Les partisans de Benny Gantz espèrent eux voir les résultats officiels resserrer l’écart entre les deux camps. « Nous respectons la décision des électeurs », a déclaré l’ancien chef d’état-major de l’armée à des journalistes. « Ce que le public doit garder en tête c’est que nous étions déterminés, nous restons déterminés et nous resterons déterminés. »
Son parti misait sur le soutien des partis de gauche, qui s’étaient unis pour ce scrutin, mais dont les premiers résultats sont décevants (six ou sept sièges). Le chef de la gauche, Amir Peretz, a accusé M. Gantz d’avoir mené « une campagne irresponsable » ayant « miné » l’ensemble de leur bloc.

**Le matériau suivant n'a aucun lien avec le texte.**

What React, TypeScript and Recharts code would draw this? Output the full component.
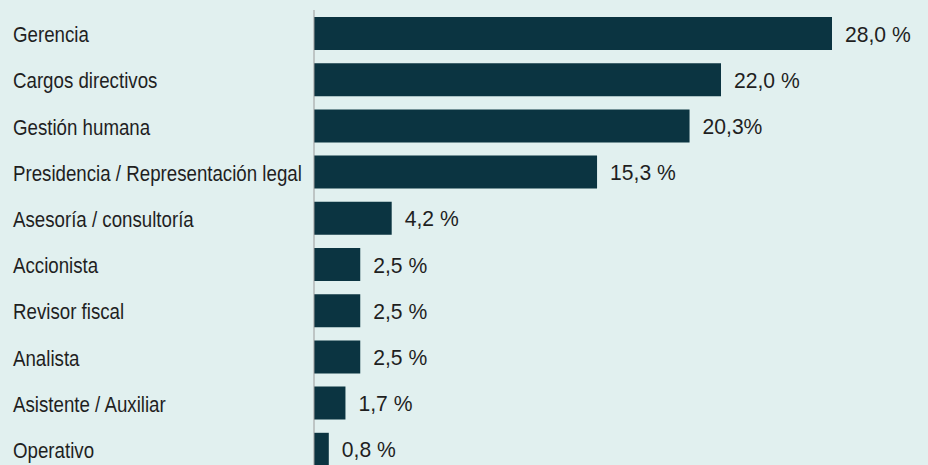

Benny Gantz avait notamment durci le ton dans cette campagne à l’égard de la « Liste unie » des partis arabes israéliens, des alliés potentiels, qui avaient provoqué la surprise en septembre en gravissant la troisième marche du podium et pourraient cette fois atteindre 15 sièges, un record.
« Quelque soit l’identité du prochain gouvernement israélien, cela ne changera pas la nature du conflit » entre Israël et les Palestiniens, a affirmé le mouvement islamiste palestinien Hamas, au pouvoir dans la bande de Gaza.
M. Nétanyahou a mené sa campagne sur le socle du projet américain pour le Moyen-Orient, qui prévoit l’annexion de colonies israéliennes en Cisjordanie occupée et de la vallée du Jourdain, à l’est de ce territoire palestinien.